The two front-running Democratic candidates are: Laura Richardson, an African-American state assembly member and Jenny Oropeza, a Latina state senator. The overwhelmingly Democratic district is extremely diverse with an African-American plurality. If no candidate gets more than 50% of the vote in the special election in June, a runoff between the top candidates in each party will be held Aug. 21.
A Win for Oropeza
Ms. Oropeza won the endorsement of the Democratic Party caucus, winning 119 of the 168 ballots cast by party delegates. (see, "Democrats Back Oropeza in the 37th District",
The Los Angeles Daily Breeze, May 20, 2007 ).
A Win for Richardson
Ms. Richardson won the coveted endorsement of the County Federation of Labor, the region's most influential labor organization (see "Oropeza loses key group's support in bid for Congress", The Los Angeles Daily Breeze, May 22, 2007, ).
Another Win for Oropeza
The California League of Conservation Voters have endorsed Oropeza (see "California League of Conservation Voters Endorses Senator Oropeza in 37th Congressional District Race", The California Majority Report, ).

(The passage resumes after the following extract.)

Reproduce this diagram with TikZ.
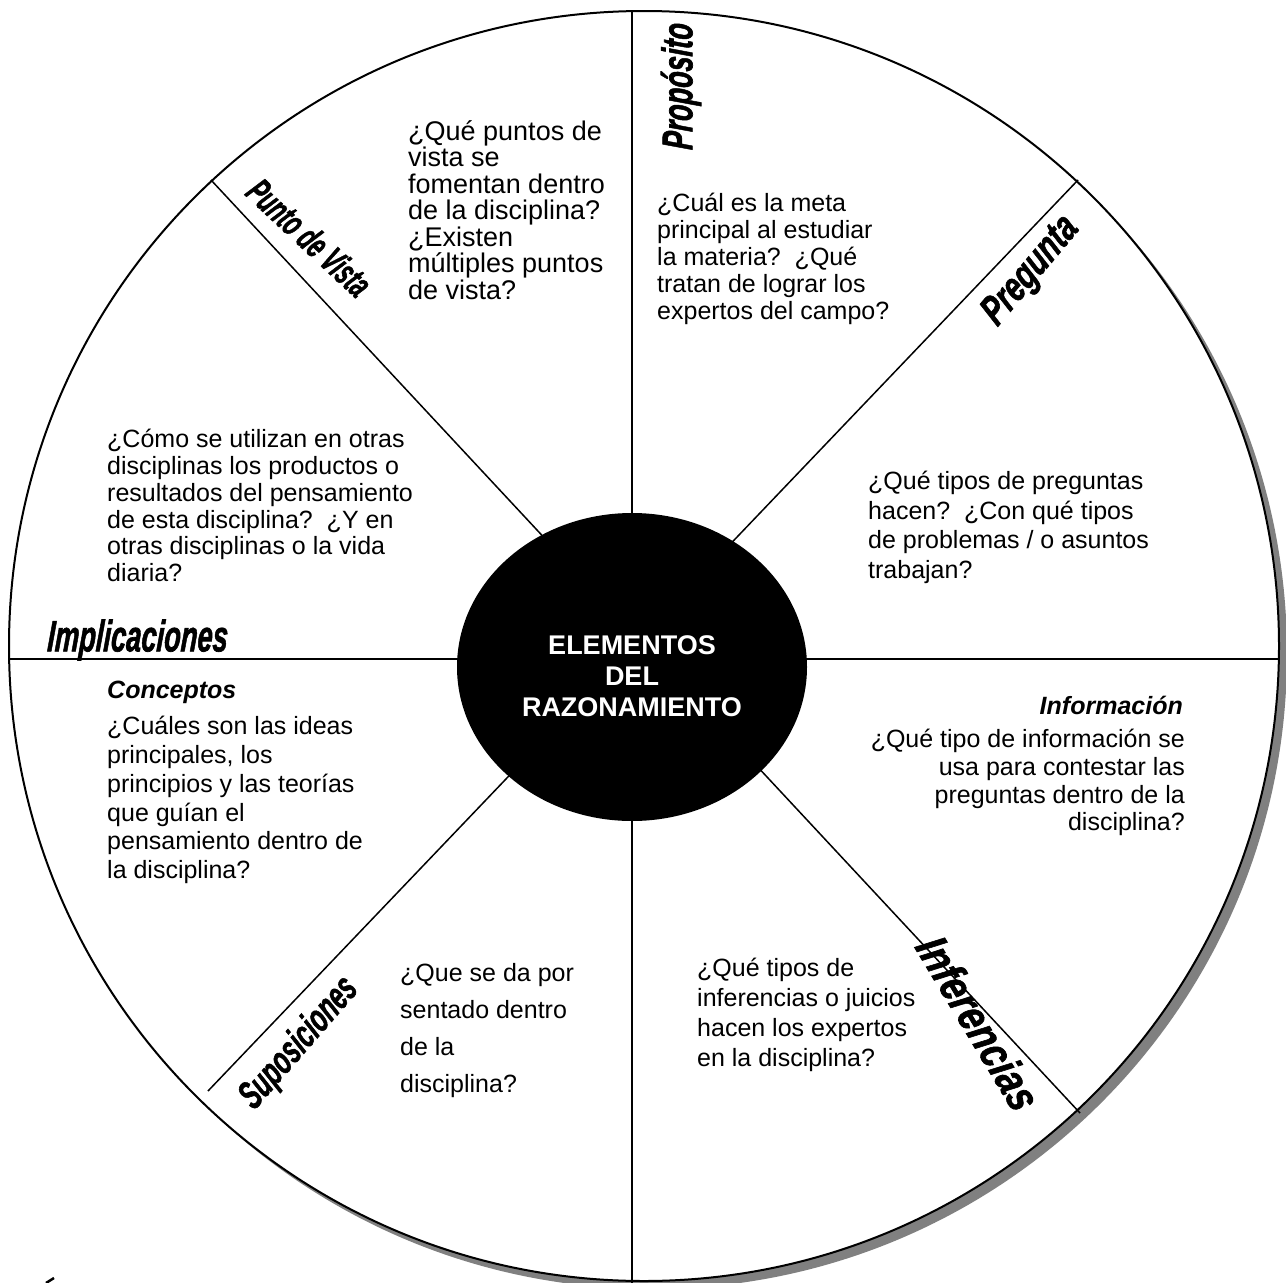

Dan Walters of the Sacramento Bee says there is not "an ideological crack wide enough for a human hair among the congressional candidates" and that it's about the competitive personal ambitions of politicians running in districts deliberately setup by Democrats and Republicans and one-party "safe" districts:
Democrats stage two juicy duels by Dan Walters The Sacramento Bee Friday, May 25, 2007
When the Legislature and then-Gov. Gray Davis reconfigured the state's 173 legislative and congressional districts in 2001 with the intent _ and the effect _ of eliminating two-party competition for seats, they created a vacuum that begged to be filled.
If the two parties could not contest for seats, competitive instincts would be shifted into factional rivalries within the parties themselves _ a syndrome heightened by legislative term limits, which produce crops of term-limited, but ambitiously office-seeking politicians.
Continuing Controversy Over the "Black Seat"
Meanwhile, certain intellectuals among my fellow African-Americans continue putting emotional over-the-top rants about the need to retain the 37th Congressional District as a "Black seat" in Congress, insisting that the election of Ms. Oropeza would be a grave threat to some vaguely defined "Black agenda."
In point of fact either Richardson or Oropeza would go to Washington as back-benchers in a feckless Democratic Congressional Majority that has already demonstrated it is incapable of stopping or even slowing George Bush's agenda.
1 comment:
I read a good article on identity politics in the Washington Post today. It featured the national head of LULAC (League of United Latin American Citizens) confessing that they had been wrong to express such strong support form the first Hispanic Attorney General, Alberto Gonzales. Gonzales turned out to be a good Bush family lawyer and a bad Attorney General.
"I have to say we were in error when we supported him to begin with," said Brent Wilkes, executive director of the League of United Latin American Citizens. Gonzales, Wilkes said, has not aggressively pursued hate crimes and cases of police profiling of Hispanics. "We hoped for better. Instead it looks like he's done the bidding of the White House."
I would suggest to the leaders in the 37th District that they should be very careful what they ask for. They just might get it.